-- start SOURCE MATERIAL --

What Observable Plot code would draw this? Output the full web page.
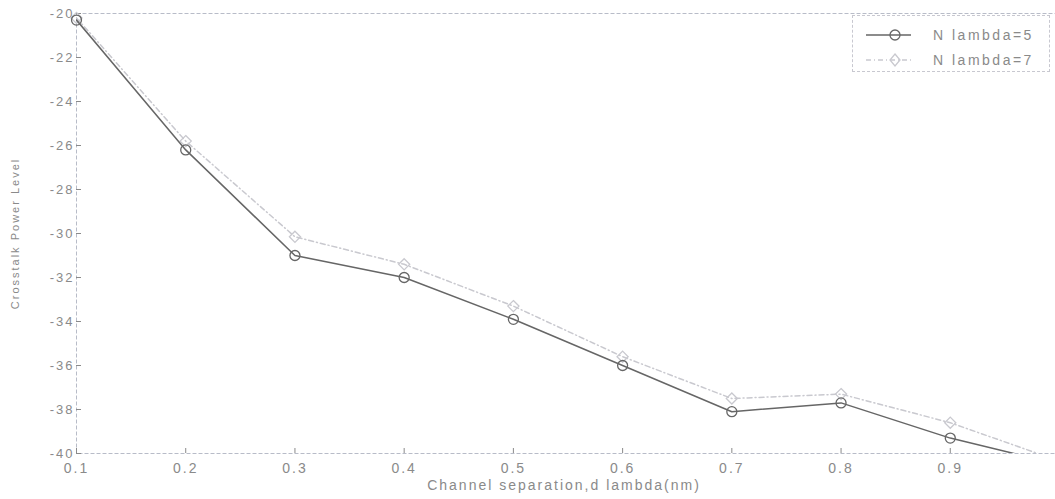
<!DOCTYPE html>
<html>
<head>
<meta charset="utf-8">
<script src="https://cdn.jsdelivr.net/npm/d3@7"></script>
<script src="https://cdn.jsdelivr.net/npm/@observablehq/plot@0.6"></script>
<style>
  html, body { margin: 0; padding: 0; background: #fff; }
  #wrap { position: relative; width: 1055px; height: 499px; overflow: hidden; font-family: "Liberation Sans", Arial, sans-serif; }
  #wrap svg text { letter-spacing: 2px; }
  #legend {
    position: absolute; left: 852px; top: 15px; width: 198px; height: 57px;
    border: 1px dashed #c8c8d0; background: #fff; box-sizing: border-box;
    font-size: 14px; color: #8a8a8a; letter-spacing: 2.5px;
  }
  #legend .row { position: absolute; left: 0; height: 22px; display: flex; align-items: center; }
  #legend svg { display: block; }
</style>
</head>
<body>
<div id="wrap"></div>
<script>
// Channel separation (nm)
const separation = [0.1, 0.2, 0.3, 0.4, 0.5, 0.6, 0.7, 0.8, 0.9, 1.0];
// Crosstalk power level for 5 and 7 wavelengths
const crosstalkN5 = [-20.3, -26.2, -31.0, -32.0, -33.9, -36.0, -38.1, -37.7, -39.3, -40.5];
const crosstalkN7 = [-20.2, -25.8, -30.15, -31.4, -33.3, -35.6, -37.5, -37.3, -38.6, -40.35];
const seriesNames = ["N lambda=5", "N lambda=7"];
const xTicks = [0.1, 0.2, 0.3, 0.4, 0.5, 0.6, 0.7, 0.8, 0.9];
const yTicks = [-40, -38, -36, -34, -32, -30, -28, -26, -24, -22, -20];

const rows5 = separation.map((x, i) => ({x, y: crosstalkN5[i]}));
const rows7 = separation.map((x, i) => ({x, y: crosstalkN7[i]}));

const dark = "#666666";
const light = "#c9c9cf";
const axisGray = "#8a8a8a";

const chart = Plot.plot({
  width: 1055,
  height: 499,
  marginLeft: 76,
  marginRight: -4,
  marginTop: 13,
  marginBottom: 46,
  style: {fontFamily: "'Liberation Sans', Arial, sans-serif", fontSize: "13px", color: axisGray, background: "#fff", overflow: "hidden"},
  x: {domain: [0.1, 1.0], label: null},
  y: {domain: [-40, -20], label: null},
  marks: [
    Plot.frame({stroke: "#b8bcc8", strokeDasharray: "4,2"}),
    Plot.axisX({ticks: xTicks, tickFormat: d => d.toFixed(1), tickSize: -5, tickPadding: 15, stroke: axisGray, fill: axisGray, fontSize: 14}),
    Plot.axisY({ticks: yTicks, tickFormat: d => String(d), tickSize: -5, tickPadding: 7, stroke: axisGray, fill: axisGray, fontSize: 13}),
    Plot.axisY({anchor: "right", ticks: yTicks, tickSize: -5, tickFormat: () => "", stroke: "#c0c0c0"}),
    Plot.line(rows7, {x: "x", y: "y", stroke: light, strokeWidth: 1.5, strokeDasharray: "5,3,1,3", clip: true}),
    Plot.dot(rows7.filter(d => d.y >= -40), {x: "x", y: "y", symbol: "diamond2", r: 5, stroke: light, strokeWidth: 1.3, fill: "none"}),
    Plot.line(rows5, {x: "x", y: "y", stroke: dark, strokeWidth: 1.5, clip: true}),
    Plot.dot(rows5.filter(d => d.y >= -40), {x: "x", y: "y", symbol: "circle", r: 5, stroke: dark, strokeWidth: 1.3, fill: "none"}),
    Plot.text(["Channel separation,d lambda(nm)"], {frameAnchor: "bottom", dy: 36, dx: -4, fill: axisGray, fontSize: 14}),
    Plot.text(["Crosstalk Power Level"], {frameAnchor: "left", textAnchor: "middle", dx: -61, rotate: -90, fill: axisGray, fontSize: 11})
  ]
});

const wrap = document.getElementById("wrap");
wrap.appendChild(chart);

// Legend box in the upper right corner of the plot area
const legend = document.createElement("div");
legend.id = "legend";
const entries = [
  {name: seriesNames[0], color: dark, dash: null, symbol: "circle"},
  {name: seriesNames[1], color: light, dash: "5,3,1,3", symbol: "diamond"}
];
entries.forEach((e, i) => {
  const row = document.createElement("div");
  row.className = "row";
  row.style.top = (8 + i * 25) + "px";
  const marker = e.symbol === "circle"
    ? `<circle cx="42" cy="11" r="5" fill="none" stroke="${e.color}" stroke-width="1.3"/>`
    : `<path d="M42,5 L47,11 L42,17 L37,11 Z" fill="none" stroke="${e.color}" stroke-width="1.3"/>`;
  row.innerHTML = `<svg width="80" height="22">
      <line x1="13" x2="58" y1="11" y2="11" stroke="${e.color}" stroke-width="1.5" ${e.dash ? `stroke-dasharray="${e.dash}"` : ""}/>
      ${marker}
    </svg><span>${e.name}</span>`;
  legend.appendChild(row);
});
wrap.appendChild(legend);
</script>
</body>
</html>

-- end SOURCE MATERIAL --

§ **REQUIREMENT**: All of the lines above should be retyped precisely, apart from the pictures.

§ **IN RESPONSE**:
What Observable Plot code would draw this? Output the full web page.
<!DOCTYPE html>
<html>
<head>
<meta charset="utf-8">
<script src="https://cdn.jsdelivr.net/npm/d3@7"></script>
<script src="https://cdn.jsdelivr.net/npm/@observablehq/plot@0.6"></script>
<style>
  html, body { margin: 0; padding: 0; background: #fff; }
  #wrap { position: relative; width: 1055px; height: 499px; overflow: hidden; font-family: "Liberation Sans", Arial, sans-serif; }
  #wrap svg text { letter-spacing: 2px; }
  #legend {
    position: absolute; left: 852px; top: 15px; width: 198px; height: 57px;
    border: 1px dashed #c8c8d0; background: #fff; box-sizing: border-box;
    font-size: 14px; color: #8a8a8a; letter-spacing: 2.5px;
  }
  #legend .row { position: absolute; left: 0; height: 22px; display: flex; align-items: center; }
  #legend svg { display: block; }
</style>
</head>
<body>
<div id="wrap"></div>
<script>
// Channel separation (nm)
const separation = [0.1, 0.2, 0.3, 0.4, 0.5, 0.6, 0.7, 0.8, 0.9, 1.0];
// Crosstalk power level for 5 and 7 wavelengths
const crosstalkN5 = [-20.3, -26.2, -31.0, -32.0, -33.9, -36.0, -38.1, -37.7, -39.3, -40.5];
const crosstalkN7 = [-20.2, -25.8, -30.15, -31.4, -33.3, -35.6, -37.5, -37.3, -38.6, -40.35];
const seriesNames = ["N lambda=5", "N lambda=7"];
const xTicks = [0.1, 0.2, 0.3, 0.4, 0.5, 0.6, 0.7, 0.8, 0.9];
const yTicks = [-40, -38, -36, -34, -32, -30, -28, -26, -24, -22, -20];

const rows5 = separation.map((x, i) => ({x, y: crosstalkN5[i]}));
const rows7 = separation.map((x, i) => ({x, y: crosstalkN7[i]}));

const dark = "#666666";
const light = "#c9c9cf";
const axisGray = "#8a8a8a";

const chart = Plot.plot({
  width: 1055,
  height: 499,
  marginLeft: 76,
  marginRight: -4,
  marginTop: 13,
  marginBottom: 46,
  style: {fontFamily: "'Liberation Sans', Arial, sans-serif", fontSize: "13px", color: axisGray, background: "#fff", overflow: "hidden"},
  x: {domain: [0.1, 1.0], label: null},
  y: {domain: [-40, -20], label: null},
  marks: [
    Plot.frame({stroke: "#b8bcc8", strokeDasharray: "4,2"}),
    Plot.axisX({ticks: xTicks, tickFormat: d => d.toFixed(1), tickSize: -5, tickPadding: 15, stroke: axisGray, fill: axisGray, fontSize: 14}),
    Plot.axisY({ticks: yTicks, tickFormat: d => String(d), tickSize: -5, tickPadding: 7, stroke: axisGray, fill: axisGray, fontSize: 13}),
    Plot.axisY({anchor: "right", ticks: yTicks, tickSize: -5, tickFormat: () => "", stroke: "#c0c0c0"}),
    Plot.line(rows7, {x: "x", y: "y", stroke: light, strokeWidth: 1.5, strokeDasharray: "5,3,1,3", clip: true}),
    Plot.dot(rows7.filter(d => d.y >= -40), {x: "x", y: "y", symbol: "diamond2", r: 5, stroke: light, strokeWidth: 1.3, fill: "none"}),
    Plot.line(rows5, {x: "x", y: "y", stroke: dark, strokeWidth: 1.5, clip: true}),
    Plot.dot(rows5.filter(d => d.y >= -40), {x: "x", y: "y", symbol: "circle", r: 5, stroke: dark, strokeWidth: 1.3, fill: "none"}),
    Plot.text(["Channel separation,d lambda(nm)"], {frameAnchor: "bottom", dy: 36, dx: -4, fill: axisGray, fontSize: 14}),
    Plot.text(["Crosstalk Power Level"], {frameAnchor: "left", textAnchor: "middle", dx: -61, rotate: -90, fill: axisGray, fontSize: 11})
  ]
});

const wrap = document.getElementById("wrap");
wrap.appendChild(chart);

// Legend box in the upper right corner of the plot area
const legend = document.createElement("div");
legend.id = "legend";
const entries = [
  {name: seriesNames[0], color: dark, dash: null, symbol: "circle"},
  {name: seriesNames[1], color: light, dash: "5,3,1,3", symbol: "diamond"}
];
entries.forEach((e, i) => {
  const row = document.createElement("div");
  row.className = "row";
  row.style.top = (8 + i * 25) + "px";
  const marker = e.symbol === "circle"
    ? `<circle cx="42" cy="11" r="5" fill="none" stroke="${e.color}" stroke-width="1.3"/>`
    : `<path d="M42,5 L47,11 L42,17 L37,11 Z" fill="none" stroke="${e.color}" stroke-width="1.3"/>`;
  row.innerHTML = `<svg width="80" height="22">
      <line x1="13" x2="58" y1="11" y2="11" stroke="${e.color}" stroke-width="1.5" ${e.dash ? `stroke-dasharray="${e.dash}"` : ""}/>
      ${marker}
    </svg><span>${e.name}</span>`;
  legend.appendChild(row);
});
wrap.appendChild(legend);
</script>
</body>
</html>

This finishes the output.